If the batch processing adds data, it is not surprising the query
slows down.  It looks like it is still faster at the end then the
previous two cases, right?


> So my question is :
> "Why *not* indexing the column which is not used makes the query slower over
> time, while not slowing the application?"

I don't know what column you are referring to here.  But it sounds
like you think that dropping the leading column from an index is a
minor change.  It is not.  It makes a fundamentally different index.

Cheers,

Jeff


Re: Surprising no use of indexes - low performance

From
Nicolas Charles
Date:
On 14/02/2013 20:27, Jeff Janes wrote:
> On Thu, Feb 14, 2013 at 7:35 AM, Nicolas Charles
> <nicolas.charles@normation.com>  wrote:
>> It contains 11018592 entries, with the followinf patterns :
>> 108492 distinct executiontimestamp
>> 14 distinct nodeid
>> 59 distinct directiveid
>> 26 distinct ruleid
>> 35 distinct serial
> How many entries fall within a typical query interval of executiontimestamp?

Around 65 000 entries
.
>> I'm surprised that the executiontimestamp index is not used, since it seems
>> to be where most of the query time is spent.
> I do not draw that conclusion from your posted information.  Can you
> highlight the parts of it that lead you to this conclusion?
The index scan are on nodeid_idx and configurationruleid_idx, not on
executiontimestamp
Or am I misreading the output ?

>> For all my tests, I removed all the incoming logs, so that this table has
>> only selects and no writes
>>
>> I'm using Postgres 8.4, on a quite smallish VM, with some process runnings,
> A lot of improvements have been made since 8.4 which would make this
> kind of thing easier to figure out.  What is smallish?

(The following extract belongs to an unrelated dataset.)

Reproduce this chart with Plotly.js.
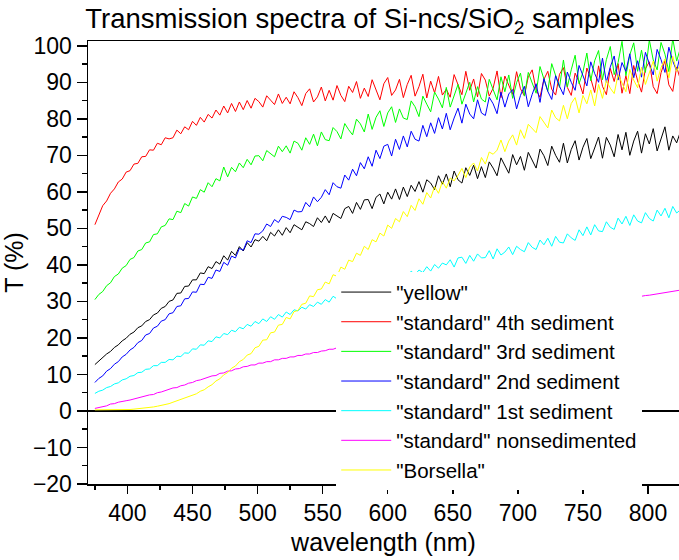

A VM with 1 core, 2 GB RAM, a single hard drive

>> with the following non default configuration
>> shared_buffers = 112MB
>> work_mem = 8MB
>> maintenance_work_mem = 48MB
>> max_stack_depth = 3MB
>> wal_buffers = 1MB
>> effective_cache_size = 128MB
> effective_cache_size seems small unless you expect to have a lot of
> this type of query running simultaneously, assuming you have at least
> 4GB of RAM, which I'm guessing you do based on your next comments.

For the sake of the test, the VM got its memory increased, with no
significant changes

>> checkpoint_segments = 6
>>
>> Increasing the shared_buffers to 384, 1GB or 1500MB didn't improve the
>> performances (less than 10%). I would have expected it to improve, since the
>> indexes would all fit in RAM
> If the indexes fit in RAM, they fit in RAM.  If anything, increasing
> shared_buffers could make it harder to fit them entirely in RAM.  If
> your shared buffers undergo a lot of churn, then the OS cache and the
> shared buffers tend to uselessly mirror each other, meaning there is
> less space for non-redundant pages.
Oh !
So I completely misunderstood the meaning of shared_buffer; I figured
that it was somehow the place where the data would be stored by postgres
(like indexes)


>
>> create index composite_idx on ruddersysevents (executiontimestamp, ruleid,
>> serial, nodeid);
> I wouldn't expect this to work well for this particular query.  Since
> the leading column is used in a range test, the following columns
> cannot be used efficiently in the index structure.  You should put the
> equality-tested columns at the front of the index and the range-tested
> one at the end of it.
>
>
>> 2/ Removing nodeid from the index did lower again the perf
>> create index composite2_idx on ruddersysevents (executiontimestamp, ruleid,
>> serial);
>
> I doubt that 84888.349 vs 83717.901 is really a meaningful difference.
>
>> 3/ Removing executiontimestamp from the composite index makes the query
>> performs better at the begining of its uses (around 17 secondes), but over
>> time it degrades (I'm logging query longer than 20 secondes, and there are
>> very rare in the first half of the batch, and getting more and more common
>> at the end) to what is below
> If the batch processing adds data, it is not surprising the query
> slows down.  It looks like it is still faster at the end then the
> previous two cases, right?

Actually, the batch reads data from this table, and writes into another.
So the content of the table doesn't change at all
And yes, it is faster than the two previous case

>> So my question is :
>> "Why *not* indexing the column which is not used makes the query slower over
>> time, while not slowing the application?"
> I don't know what column you are referring to here.  But it sounds
> like you think that dropping the leading column from an index is a
> minor change.  It is not.  It makes a fundamentally different index.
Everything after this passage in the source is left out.